## Set exercise:
Leaving out the pictures, retype all the material exactly.

- - -

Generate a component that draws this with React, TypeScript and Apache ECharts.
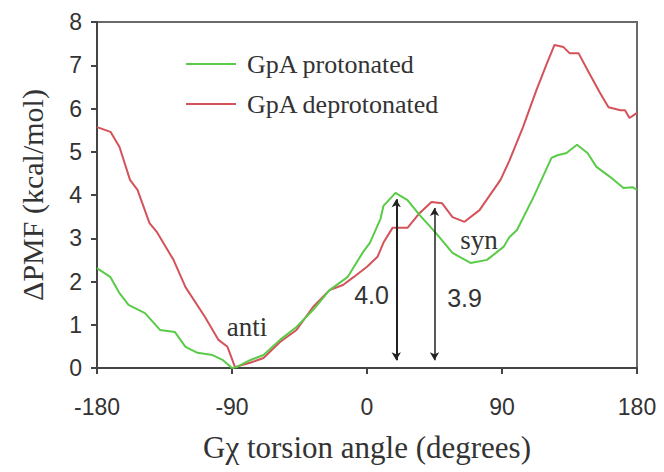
import React, { useEffect, useRef } from "react";
import * as echarts from "echarts";

const protonatedAngles = [-180, -171, -165, -159, -148, -138, -128, -121, -113, -103, -96, -90, -87, -78, -69, -58, -47, -36, -25, -13, -3, 2, 9, 11, 19, 27, 35, 46, 57, 69, 80, 91, 95, 100, 111, 123, 127, 133, 140, 147, 153, 162, 171, 177, 180];
const protonatedPMF = [2.31, 2.1, 1.73, 1.46, 1.27, 0.88, 0.83, 0.49, 0.35, 0.3, 0.18, 0.0, 0.02, 0.18, 0.3, 0.65, 0.95, 1.34, 1.8, 2.1, 2.66, 2.9, 3.45, 3.75, 4.05, 3.88, 3.54, 3.12, 2.66, 2.43, 2.5, 2.8, 3.03, 3.19, 3.95, 4.86, 4.92, 4.97, 5.16, 4.97, 4.65, 4.42, 4.16, 4.18, 4.12];

const deprotonatedAngles = [-180, -171, -165, -158, -153, -145, -140, -129, -121, -108, -99, -93, -88, -78, -69, -58, -47, -36, -25, -16, -9, 0, 7, 11, 17, 27, 35, 43, 50, 57, 65, 75, 89, 95, 104, 113, 120, 125, 131, 135, 141, 147, 155, 161, 169, 172, 175, 180];
const deprotonatedPMF = [5.57, 5.46, 5.11, 4.35, 4.12, 3.35, 3.14, 2.5, 1.87, 1.18, 0.65, 0.49, 0.02, 0.12, 0.23, 0.6, 0.88, 1.41, 1.8, 1.92, 2.1, 2.34, 2.57, 2.9, 3.24, 3.24, 3.58, 3.84, 3.81, 3.49, 3.38, 3.65, 4.35, 4.8, 5.57, 6.43, 7.05, 7.47, 7.42, 7.28, 7.28, 6.89, 6.38, 6.03, 5.96, 5.96, 5.78, 5.9];

const seriesNames = ["GpA protonated", "GpA deprotonated"];
const xTicks = [-180, -90, 0, 90, 180];
const yTicks = [0, 1, 2, 3, 4, 5, 6, 7, 8];

const barrierAngles = [19.5, 45];
const barrierBottoms = [0.18, 0.18];
const barrierTops = [3.9, 3.7];
const barrierLabels = ["4.0", "3.9"];
const barrierLabelAngles = [3, 65];
const barrierLabelValues = [1.69, 1.62];

const stateLabels = ["anti", "syn"];
const stateAngles = [-80, 74.7];
const stateValues = [0.95, 2.96];

const GREEN = "#5acb48";
const RED = "#d4525a";
const SERIF = "'Liberation Serif', 'Times New Roman', serif";
const SANS = "'Liberation Sans', Arial, sans-serif";

export default function App() {
  const ref = useRef<HTMLDivElement>(null);
  useEffect(() => {
    if (!ref.current) return;
    const chart = echarts.init(ref.current, undefined, { renderer: "svg" });
    const pData = protonatedAngles.map((a, i) => [a, protonatedPMF[i]]);
    const dData = deprotonatedAngles.map((a, i) => [a, deprotonatedPMF[i]]);
    chart.setOption({
      animation: false,
      backgroundColor: "#ffffff",
      grid: {
        left: 97,
        right: 27,
        top: 22,
        bottom: 104,
        show: true,
        borderColor: "#6a6a6a",
        borderWidth: 2,
      },
      legend: {
        orient: "vertical",
        left: 181,
        top: 46,
        icon: "rect",
        itemWidth: 50,
        itemHeight: 2,
        itemGap: 14,
        data: seriesNames,
        textStyle: {
          fontFamily: SERIF,
          fontSize: 26,
          color: "#333",
          padding: [0, 0, 0, 6],
        },
      },
      xAxis: {
        type: "value",
        min: xTicks[0],
        max: xTicks[xTicks.length - 1],
        interval: 90,
        name: "Gχ torsion angle (degrees)",
        nameLocation: "middle",
        nameGap: 64,
        nameTextStyle: { fontFamily: SERIF, fontSize: 31, color: "#333" },
        axisLine: { show: true, onZero: false, lineStyle: { color: "#444", width: 2 } },
        axisTick: { show: true, inside: false, length: 6, lineStyle: { color: "#444", width: 2 } },
        axisLabel: { fontFamily: SANS, fontSize: 23, color: "#333", margin: 27 },
        splitLine: { show: false },
      },
      yAxis: {
        type: "value",
        min: yTicks[0],
        max: yTicks[yTicks.length - 1],
        interval: 1,
        name: "ΔPMF (kcal/mol)",
        nameLocation: "middle",
        nameGap: 50,
        nameTextStyle: { fontFamily: SERIF, fontSize: 30, color: "#333" },
        axisLine: { show: true, onZero: false, lineStyle: { color: "#444", width: 2 } },
        axisTick: { show: true, inside: false, length: 6, lineStyle: { color: "#444", width: 2 } },
        axisLabel: { fontFamily: SANS, fontSize: 23, color: "#333", margin: 15 },
        splitLine: { show: false },
      },
      series: [
        {
          name: seriesNames[0],
          type: "line",
          data: pData,
          symbol: "none",
          lineStyle: { color: GREEN, width: 2 },
          itemStyle: { color: GREEN },
          z: 3,
        },
        {
          name: seriesNames[1],
          type: "line",
          data: dData,
          symbol: "none",
          lineStyle: { color: RED, width: 2 },
          itemStyle: { color: RED },
          z: 2,
          markLine: {
            silent: true,
            symbol: ["arrow", "arrow"],
            symbolSize: [7, 8],
            label: { show: false },
            lineStyle: { color: "#222", type: "solid", width: 2 },
            data: barrierAngles.map((a, i) => [
              { coord: [a, barrierBottoms[i]], lineStyle: { width: i === 0 ? 2 : 1.5 } },
              { coord: [a, barrierTops[i]] },
            ]),
          },
          markPoint: {
            silent: true,
            symbol: "circle",
            symbolSize: 1,
            itemStyle: { color: "rgba(0,0,0,0)" },
            data: [
              ...barrierLabels.map((t, i) => ({
                coord: [barrierLabelAngles[i], barrierLabelValues[i]],
                name: t,
                label: { fontFamily: SANS, fontSize: 25 },
              })),
              ...stateLabels.map((t, i) => ({
                coord: [stateAngles[i], stateValues[i]],
                name: t,
                label: { fontFamily: SERIF, fontSize: 27 },
              })),
            ],
            label: {
              show: true,
              position: "inside",
              formatter: "{b}",
              color: "#333",
            },
          },
        },
      ],
    });
    return () => chart.dispose();
  }, []);
  return (
    <div
      ref={ref}
      style={{ position: "fixed", left: 0, top: 0, width: 664, height: 472 }}
    />
  );
}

- - -

## Answer for this exercise:
Generate a component that draws this with React, TypeScript and Apache ECharts.
import React, { useEffect, useRef } from "react";
import * as echarts from "echarts";

const protonatedAngles = [-180, -171, -165, -159, -148, -138, -128, -121, -113, -103, -96, -90, -87, -78, -69, -58, -47, -36, -25, -13, -3, 2, 9, 11, 19, 27, 35, 46, 57, 69, 80, 91, 95, 100, 111, 123, 127, 133, 140, 147, 153, 162, 171, 177, 180];
const protonatedPMF = [2.31, 2.1, 1.73, 1.46, 1.27, 0.88, 0.83, 0.49, 0.35, 0.3, 0.18, 0.0, 0.02, 0.18, 0.3, 0.65, 0.95, 1.34, 1.8, 2.1, 2.66, 2.9, 3.45, 3.75, 4.05, 3.88, 3.54, 3.12, 2.66, 2.43, 2.5, 2.8, 3.03, 3.19, 3.95, 4.86, 4.92, 4.97, 5.16, 4.97, 4.65, 4.42, 4.16, 4.18, 4.12];

const deprotonatedAngles = [-180, -171, -165, -158, -153, -145, -140, -129, -121, -108, -99, -93, -88, -78, -69, -58, -47, -36, -25, -16, -9, 0, 7, 11, 17, 27, 35, 43, 50, 57, 65, 75, 89, 95, 104, 113, 120, 125, 131, 135, 141, 147, 155, 161, 169, 172, 175, 180];
const deprotonatedPMF = [5.57, 5.46, 5.11, 4.35, 4.12, 3.35, 3.14, 2.5, 1.87, 1.18, 0.65, 0.49, 0.02, 0.12, 0.23, 0.6, 0.88, 1.41, 1.8, 1.92, 2.1, 2.34, 2.57, 2.9, 3.24, 3.24, 3.58, 3.84, 3.81, 3.49, 3.38, 3.65, 4.35, 4.8, 5.57, 6.43, 7.05, 7.47, 7.42, 7.28, 7.28, 6.89, 6.38, 6.03, 5.96, 5.96, 5.78, 5.9];

const seriesNames = ["GpA protonated", "GpA deprotonated"];
const xTicks = [-180, -90, 0, 90, 180];
const yTicks = [0, 1, 2, 3, 4, 5, 6, 7, 8];

const barrierAngles = [19.5, 45];
const barrierBottoms = [0.18, 0.18];
const barrierTops = [3.9, 3.7];
const barrierLabels = ["4.0", "3.9"];
const barrierLabelAngles = [3, 65];
const barrierLabelValues = [1.69, 1.62];

const stateLabels = ["anti", "syn"];
const stateAngles = [-80, 74.7];
const stateValues = [0.95, 2.96];

const GREEN = "#5acb48";
const RED = "#d4525a";
const SERIF = "'Liberation Serif', 'Times New Roman', serif";
const SANS = "'Liberation Sans', Arial, sans-serif";

export default function App() {
  const ref = useRef<HTMLDivElement>(null);
  useEffect(() => {
    if (!ref.current) return;
    const chart = echarts.init(ref.current, undefined, { renderer: "svg" });
    const pData = protonatedAngles.map((a, i) => [a, protonatedPMF[i]]);
    const dData = deprotonatedAngles.map((a, i) => [a, deprotonatedPMF[i]]);
    chart.setOption({
      animation: false,
      backgroundColor: "#ffffff",
      grid: {
        left: 97,
        right: 27,
        top: 22,
        bottom: 104,
        show: true,
        borderColor: "#6a6a6a",
        borderWidth: 2,
      },
      legend: {
        orient: "vertical",
        left: 181,
        top: 46,
        icon: "rect",
        itemWidth: 50,
        itemHeight: 2,
        itemGap: 14,
        data: seriesNames,
        textStyle: {
          fontFamily: SERIF,
          fontSize: 26,
          color: "#333",
          padding: [0, 0, 0, 6],
        },
      },
      xAxis: {
        type: "value",
        min: xTicks[0],
        max: xTicks[xTicks.length - 1],
        interval: 90,
        name: "Gχ torsion angle (degrees)",
        nameLocation: "middle",
        nameGap: 64,
        nameTextStyle: { fontFamily: SERIF, fontSize: 31, color: "#333" },
        axisLine: { show: true, onZero: false, lineStyle: { color: "#444", width: 2 } },
        axisTick: { show: true, inside: false, length: 6, lineStyle: { color: "#444", width: 2 } },
        axisLabel: { fontFamily: SANS, fontSize: 23, color: "#333", margin: 27 },
        splitLine: { show: false },
      },
      yAxis: {
        type: "value",
        min: yTicks[0],
        max: yTicks[yTicks.length - 1],
        interval: 1,
        name: "ΔPMF (kcal/mol)",
        nameLocation: "middle",
        nameGap: 50,
        nameTextStyle: { fontFamily: SERIF, fontSize: 30, color: "#333" },
        axisLine: { show: true, onZero: false, lineStyle: { color: "#444", width: 2 } },
        axisTick: { show: true, inside: false, length: 6, lineStyle: { color: "#444", width: 2 } },
        axisLabel: { fontFamily: SANS, fontSize: 23, color: "#333", margin: 15 },
        splitLine: { show: false },
      },
      series: [
        {
          name: seriesNames[0],
          type: "line",
          data: pData,
          symbol: "none",
          lineStyle: { color: GREEN, width: 2 },
          itemStyle: { color: GREEN },
          z: 3,
        },
        {
          name: seriesNames[1],
          type: "line",
          data: dData,
          symbol: "none",
          lineStyle: { color: RED, width: 2 },
          itemStyle: { color: RED },
          z: 2,
          markLine: {
            silent: true,
            symbol: ["arrow", "arrow"],
            symbolSize: [7, 8],
            label: { show: false },
            lineStyle: { color: "#222", type: "solid", width: 2 },
            data: barrierAngles.map((a, i) => [
              { coord: [a, barrierBottoms[i]], lineStyle: { width: i === 0 ? 2 : 1.5 } },
              { coord: [a, barrierTops[i]] },
            ]),
          },
          markPoint: {
            silent: true,
            symbol: "circle",
            symbolSize: 1,
            itemStyle: { color: "rgba(0,0,0,0)" },
            data: [
              ...barrierLabels.map((t, i) => ({
                coord: [barrierLabelAngles[i], barrierLabelValues[i]],
                name: t,
                label: { fontFamily: SANS, fontSize: 25 },
              })),
              ...stateLabels.map((t, i) => ({
                coord: [stateAngles[i], stateValues[i]],
                name: t,
                label: { fontFamily: SERIF, fontSize: 27 },
              })),
            ],
            label: {
              show: true,
              position: "inside",
              formatter: "{b}",
              color: "#333",
            },
          },
        },
      ],
    });
    return () => chart.dispose();
  }, []);
  return (
    <div
      ref={ref}
      style={{ position: "fixed", left: 0, top: 0, width: 664, height: 472 }}
    />
  );
}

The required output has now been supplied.